In those instances when the denial is not predicated on the legal insufficiency of the motion on its face, a copy of that portion of the files and records that conclusively shows that the movant is entitled to no relief shall be attached to the order.

The law is well-settled that the trial court must state its rationale for summarily denying a motion or "attach those specific parts of the record that refute each claim presented in the motion." McClendon v. State, 862 So. 2d 945, 945 (Fla. 4th DCA 2004) (quoting Anderson v. State, 627 So. 2d 1170, 1171 (Fla.1993)). The state's suggestion that appellant must provide portions of the record to support his postconviction claim is contrary to law. The trial court's failure to attach portions of the record that refute the claim is grounds for reversal.

A defendant's factual allegations in a rule 3.850 motion must be accepted as true to the extent they are not conclusively refuted by the record. Prince v. State, 964 So. 2d 783, 784 (Fla. 4th DCA 2007). If a claim sufficiently establishes a prima facie basis for relief and is not refuted by records, the court should hold an evidentiary hearing to resolve any disputed factual matters.

In this case, appellant claims that his plea was involuntary and coerced by counsel who misadvised him that he would "be eligible to receive 65% when it comes back into effect which would be shortly." Appellant alleges that counsel should have known that he would be required to serve 85 percent of his sentences. The claim refers to the 85-percent rule limiting gain time awards, implemented by the Stop Turning Out Prisoners Act. See § 944.275(4)(b)3, Fla. Stat. (2007) (preventing those sentenced after October 1, 1995 from receiving gain time in an amount that would cause a sentence to expire before the prisoner has served 85 percent of the sentence imposed). Appellant alleges that counsel advised him that this rule would be changed in the near future, and that he would qualify under the new rule. He contends that he would not have entered the plea and would have proceeded to trial if properly advised.

Court records may refute the allegation that appellant's plea was coerced by promises regarding the time he would actually serve in prison. Without attachment of records to the order of denial, we cannot tell. The trial court gave no explanation for summarily denying the motion, did not require a state response, and did not attach any records addressing appellant's claims.[1] Summary denial of the motion in this fashion was improper, and we must *493 reverse and remand for further proceedings. See Dieudonne v. State, 958 So. 2d 516 (Fla. 4th DCA 2007).
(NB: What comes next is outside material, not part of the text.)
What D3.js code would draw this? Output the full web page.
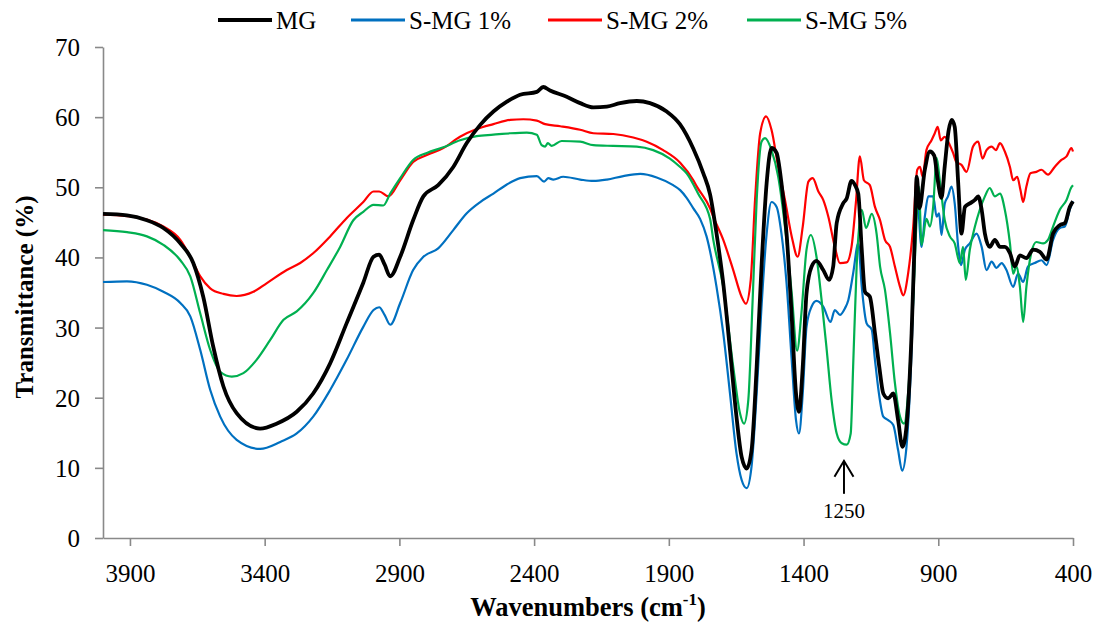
<!DOCTYPE html>
<html>
<head>
<meta charset="utf-8">
<script src="https://cdn.jsdelivr.net/npm/d3@7"></script>
<style>
  html, body { margin: 0; padding: 0; background: #fff; }
  svg { display: block; }
  text { font-family: "Times New Roman", "Liberation Serif", serif; fill: #000; }
</style>
</head>
<body>
<svg id="chart" width="1102" height="622"></svg>
<script>
// ---- Data (wavenumber cm-1, transmittance %) ----
const seriesNames = ["MG", "S-MG 1%", "S-MG 2%", "S-MG 5%"];
const xTickValues = [3900, 3400, 2900, 2400, 1900, 1400, 900, 400];
const yTickValues = [0, 10, 20, 30, 40, 50, 60, 70];

const mg = [[4000,46.2],[3911,46.0],[3837,45.3],[3776,44.2],[3713,42.0],[3665,39.2],[3628,34.4],[3591,27.3],[3553,21.6],[3504,17.8],[3417,15.6],[3356,16.3],[3281,18.0],[3220,20.6],[3157,24.9],[3096,30.6],[3034,36.4],[2996,40.1],[2975,40.4],[2955,39.0],[2934,37.3],[2897,40.1],[2849,45.3],[2811,48.7],[2756,50.3],[2700,52.9],[2650,56.3],[2600,58.9],[2551,60.8],[2501,62.2],[2452,63.2],[2390,63.6],[2366,64.3],[2341,63.8],[2279,62.9],[2229,62.0],[2180,61.4],[2130,61.5],[2081,62.0],[2019,62.3],[1970,62.0],[1908,60.8],[1859,59.0],[1809,55.5],[1772,52.0],[1747,49.0],[1723,43.4],[1698,36.3],[1673,26.8],[1649,17.3],[1630,11.6],[1611,9.9],[1593,12.5],[1574,24.4],[1556,38.7],[1537,50.6],[1519,55.6],[1500,54.9],[1482,50.6],[1463,43.4],[1444,31.6],[1428,20.6],[1417,18.0],[1403,24.4],[1389,34.9],[1370,38.7],[1352,39.5],[1327,38.2],[1305,36.8],[1290,38.7],[1277,44.9],[1253,47.7],[1240,48.4],[1222,50.9],[1209,50.3],[1197,49.1],[1184,41.1],[1172,35.1],[1154,34.4],[1135,29.2],[1119,24.4],[1104,20.6],[1086,19.9],[1067,20.6],[1049,16.8],[1033,13.0],[1018,15.9],[999,29.2],[987,43.4],[980,51.5],[970,47.0],[950,52.5],[931,55.1],[915,54.5],[903,51.3],[888,48.5],[876,53.0],[862,58.0],[850,59.6],[839,58.6],[826,50.6],[814,43.4],[801,47.2],[783,47.7],[764,48.2],[752,48.7],[739,46.8],[727,43.4],[709,41.5],[690,42.5],[671,41.5],[653,41.5],[634,40.6],[616,38.7],[597,40.3],[573,39.9],[548,41.1],[523,40.8],[498,39.7],[474,43.4],[449,44.6],[430,44.9],[412,47.2],[400,48.0]];

const smg1 = [[4000,36.5],[3911,36.6],[3837,36.1],[3776,35.1],[3713,33.5],[3676,31.6],[3639,26.8],[3602,21.1],[3565,17.3],[3504,14.0],[3417,12.7],[3342,13.7],[3281,14.9],[3220,17.3],[3157,21.1],[3096,25.4],[3034,30.1],[2996,32.5],[2975,32.9],[2955,31.8],[2934,30.4],[2897,33.5],[2849,38.2],[2811,40.1],[2756,41.3],[2700,43.9],[2650,46.3],[2600,47.9],[2551,49.1],[2501,50.4],[2452,51.3],[2390,51.6],[2363,50.8],[2347,51.3],[2329,51.1],[2292,51.5],[2229,51.1],[2180,50.9],[2130,51.1],[2069,51.6],[2006,51.9],[1945,51.4],[1884,50.3],[1858,49.6],[1834,48.5],[1809,47.0],[1784,45.5],[1760,43.0],[1723,35.8],[1698,29.2],[1673,20.6],[1649,12.1],[1630,8.3],[1611,7.1],[1593,10.2],[1574,20.6],[1556,33.0],[1537,43.4],[1519,47.9],[1500,47.2],[1482,43.4],[1463,36.3],[1444,25.4],[1428,16.8],[1417,14.9],[1403,20.6],[1389,30.1],[1370,33.0],[1352,33.8],[1327,33.0],[1300,30.8],[1284,32.5],[1265,31.8],[1247,32.7],[1234,33.9],[1216,37.7],[1197,42.0],[1184,35.8],[1166,30.6],[1147,29.7],[1135,25.4],[1122,21.1],[1104,17.3],[1086,16.8],[1067,16.1],[1049,12.5],[1034,9.6],[1018,13.0],[999,26.8],[987,41.1],[979,48.9],[962,41.5],[950,45.8],[937,48.7],[919,48.7],[906,45.8],[897,46.3],[888,43.2],[876,47.7],[864,48.7],[851,50.1],[839,47.7],[826,41.5],[816,38.9],[801,41.1],[783,42.0],[758,43.4],[739,41.5],[721,38.2],[702,39.4],[684,38.5],[665,39.2],[647,38.2],[622,35.8],[604,37.7],[585,36.5],[567,38.7],[542,39.2],[517,39.6],[498,38.9],[474,42.5],[449,44.2],[430,44.4],[412,46.8],[400,48.0]];

const smg2 = [[4000,46.1],[3911,45.9],[3837,45.4],[3776,44.4],[3713,42.5],[3676,40.1],[3639,37.3],[3602,35.6],[3553,34.8],[3504,34.5],[3442,35.1],[3393,36.3],[3318,38.2],[3268,39.2],[3220,40.6],[3157,43.0],[3096,45.6],[3034,47.9],[2996,49.4],[2975,49.4],[2941,48.7],[2897,51.0],[2849,53.6],[2798,54.6],[2737,55.6],[2675,57.2],[2613,58.3],[2551,59.0],[2489,59.6],[2440,59.7],[2390,59.5],[2359,59.0],[2303,58.7],[2229,58.2],[2180,57.7],[2106,57.6],[2032,57.1],[1982,56.5],[1921,55.3],[1858,53.5],[1809,51.0],[1796,50.1],[1747,47.0],[1735,45.8],[1698,42.5],[1661,38.2],[1630,34.4],[1614,33.4],[1596,36.8],[1580,48.2],[1561,57.7],[1539,60.1],[1519,58.2],[1494,52.9],[1469,48.2],[1444,43.0],[1422,40.1],[1403,44.4],[1382,50.8],[1366,51.3],[1345,49.4],[1327,48.2],[1308,45.8],[1284,41.5],[1265,39.2],[1240,39.3],[1222,41.5],[1206,47.7],[1191,54.4],[1176,51.0],[1154,50.3],[1135,47.2],[1116,45.3],[1098,42.5],[1079,41.5],[1061,38.7],[1042,35.8],[1030,34.6],[1012,37.7],[993,44.4],[978,52.5],[968,52.9],[958,51.5],[944,55.3],[925,56.7],[913,57.7],[902,58.6],[891,56.7],[876,57.2],[857,56.0],[845,54.9],[833,53.6],[814,53.2],[795,52.2],[771,55.8],[752,56.5],[736,54.1],[721,55.3],[702,55.8],[686,55.3],[671,56.3],[653,55.1],[634,52.9],[622,51.0],[607,51.5],[595,49.6],[585,47.9],[573,50.1],[558,52.0],[536,52.2],[517,52.5],[493,51.8],[468,52.9],[443,53.9],[424,54.4],[406,55.6],[400,55.1]];

const smg5 = [[4000,43.9],[3911,43.6],[3837,43.0],[3776,41.8],[3713,39.6],[3676,37.3],[3639,32.0],[3602,26.8],[3565,23.7],[3522,23.0],[3479,23.5],[3430,25.4],[3380,28.2],[3330,31.1],[3281,32.3],[3220,34.9],[3169,38.2],[3120,41.5],[3071,45.3],[3034,46.5],[2996,47.5],[2960,47.4],[2934,49.1],[2897,51.3],[2849,53.9],[2798,54.9],[2737,55.7],[2675,56.7],[2613,57.3],[2551,57.5],[2489,57.7],[2427,57.8],[2390,57.5],[2372,56.0],[2359,55.8],[2349,56.3],[2335,55.9],[2298,56.6],[2229,56.5],[2180,56.0],[2106,55.9],[2019,55.8],[1958,55.3],[1896,54.1],[1858,52.9],[1834,52.0],[1790,49.0],[1747,45.5],[1735,42.5],[1698,35.8],[1661,24.4],[1636,17.8],[1621,16.3],[1605,19.7],[1589,33.9],[1574,48.2],[1556,56.5],[1543,57.0],[1519,55.3],[1494,51.5],[1469,44.4],[1444,34.9],[1424,26.7],[1408,32.0],[1389,41.1],[1373,43.2],[1352,40.1],[1333,33.9],[1314,26.8],[1296,19.7],[1277,14.9],[1258,13.5],[1240,13.3],[1225,14.9],[1216,24.4],[1203,38.7],[1184,46.8],[1168,44.2],[1147,46.2],[1129,43.4],[1116,38.7],[1098,35.4],[1079,29.2],[1061,22.1],[1042,17.3],[1027,16.3],[1012,20.6],[993,33.9],[978,47.2],[972,50.1],[962,41.8],[944,45.5],[931,44.4],[919,47.2],[906,54.2],[894,50.8],[876,45.3],[857,43.0],[839,42.0],[820,39.2],[808,41.5],[798,36.8],[783,41.1],[764,44.4],[746,46.8],[727,48.7],[709,49.9],[690,48.7],[671,49.1],[653,46.8],[634,42.0],[622,37.7],[610,38.7],[597,35.8],[585,30.8],[573,35.8],[554,40.8],[536,42.2],[511,42.0],[493,42.5],[474,44.4],[449,46.8],[424,48.2],[406,50.0],[400,50.3]];

const annotationWn = 1250;
const annotationLabel = "1250";

(function draw() {
  const colors = ["#000000", "#0070C0", "#FF0000", "#00B050"];
  const widths = [3.8, 2.2, 2.2, 2.2];
  const datasets = [mg, smg1, smg2, smg5];

  const svg = d3.select("#chart");
  const pLeft = 103, pRight = 1073, pTop = 47, pBottom = 538;

  const x = d3.scaleLinear().domain([4000, 400]).range([pLeft, pRight]);
  const y = d3.scaleLinear().domain([0, 70]).range([pBottom, pTop]);
  const axisColor = "#898989";
  const fontFam = '"Times New Roman","Liberation Serif",serif';

  // X axis
  const gx = svg.append("g").attr("transform", `translate(0,${pBottom})`)
    .call(d3.axisBottom(x).tickValues(xTickValues).tickSize(8).tickSizeOuter(0).tickFormat(d3.format("d")));
  gx.select(".domain").attr("stroke", axisColor).attr("stroke-width", 1.6);
  gx.selectAll(".tick line").attr("stroke", axisColor).attr("stroke-width", 1.6);
  gx.selectAll(".tick text").attr("y", 44).attr("dy", 0)
    .style("font-size", "25px").style("font-family", fontFam).attr("fill", "#000");

  // Y axis
  const gy = svg.append("g").attr("transform", `translate(${pLeft},0)`)
    .call(d3.axisLeft(y).tickValues(yTickValues).tickSize(8).tickSizeOuter(0).tickPadding(15));
  gy.select(".domain").attr("stroke", axisColor).attr("stroke-width", 1.6);
  gy.selectAll(".tick line").attr("stroke", axisColor).attr("stroke-width", 1.6);
  gy.selectAll(".tick text").attr("dy", "0.34em")
    .style("font-size", "25px").style("font-family", fontFam).attr("fill", "#000");

  // Lines
  const line = d3.line()
    .x(d => x(d[0]))
    .y(d => y(d[1]))
    .curve(d3.curveMonotoneX);

  const drawOrder = [1, 2, 3, 0];
  drawOrder.forEach(i => {
    svg.append("path")
      .datum(datasets[i])
      .attr("fill", "none")
      .attr("stroke", colors[i])
      .attr("stroke-width", widths[i])
      .attr("stroke-linejoin", "round")
      .attr("d", line);
  });

  // Annotation arrow
  const ax = x(annotationWn);
  const tipY = y(11.0), baseY = y(6.3);
  svg.append("line").attr("x1", ax).attr("x2", ax).attr("y1", tipY).attr("y2", baseY)
    .attr("stroke", "#000").attr("stroke-width", 2);
  svg.append("path")
    .attr("d", `M${ax - 9.5},${tipY + 16} L${ax},${tipY} L${ax + 9.5},${tipY + 16}`)
    .attr("fill", "none").attr("stroke", "#000").attr("stroke-width", 2);
  svg.append("text").attr("x", ax).attr("y", 518).attr("text-anchor", "middle")
    .style("font-size", "21px").text(annotationLabel);

  // Axis titles
  const xt = svg.append("text").attr("x", 588).attr("y", 616).attr("text-anchor", "middle")
    .style("font-size", "26.5px").style("font-weight", "bold");
  xt.append("tspan").text("Wavenumbers (cm");
  xt.append("tspan").attr("dy", -11).style("font-size", "17px").text("-1");
  xt.append("tspan").attr("dy", 11).text(")");

  svg.append("text")
    .attr("transform", "translate(33,297) rotate(-90)")
    .attr("text-anchor", "middle")
    .style("font-size", "25px").style("font-weight", "bold")
    .text("Transmittance (%)");

  // Legend
  const legendLineX = [218, 351, 548, 747];
  const legendLineW = 54;
  seriesNames.forEach((name, i) => {
    const lx = legendLineX[i];
    svg.append("line").attr("x1", lx).attr("x2", lx + legendLineW).attr("y1", 20).attr("y2", 20)
      .attr("stroke", colors[i]).attr("stroke-width", i === 0 ? 4 : 3);
    svg.append("text").attr("x", lx + legendLineW + 4).attr("y", 29)
      .style("font-size", "25px").text(name);
  });
})();
</script>
</body>
</html>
Appellant also filed, on June 27, 2007, an "Amended Motion for Post Conviction Relief," which was untimely and should have been dismissed. Fla. R.Crim. P. 3.850(b). This court's remand does not require the trial court to consider the merits of this untimely motion.

Affirmed in Part; Reversed in Part; and Remanded for Further Proceedings Consistent with this Opinion.

WARNER and MAY, JJ., concur.

NOTES

[1] Appellant's allegation that counsel's advice coerced his plea might be inherently incredible. See Evans v. State, 843 So. 2d 938, 940 (Fla. 3d DCA 2003) (finding that defendant's claim that he would not have entered his plea was "so thoroughly contrary to common sense as to be inherently incredible, and does not warrant a hearing"). In addition, appellant may have failed to make a prima facie showing of prejudice, i.e., a "reasonable probability" that but for the alleged misadvice he would not have entered his plea and would have insisted on going to trial. Grosvenor v. State, 874 So. 2d 1176 (Fla.2004) (citing Hill v. Lockhart, 474 U.S. 52, 106 S. Ct. 366, 88 L. Ed. 2d 203 (1985)).

The trial court's order finds that "a hearing is not necessary" but does not explain the basis for its finding and does not attach any supporting records. If the claim was insufficiently pleaded, then the court should have given the movant at least one opportunity to amend. Nelson v. State, 977 So. 2d 710, 711-12 (Fla. 1st DCA 2008) (applying Spera v. State, 971 So. 2d 754 (Fla.2007)).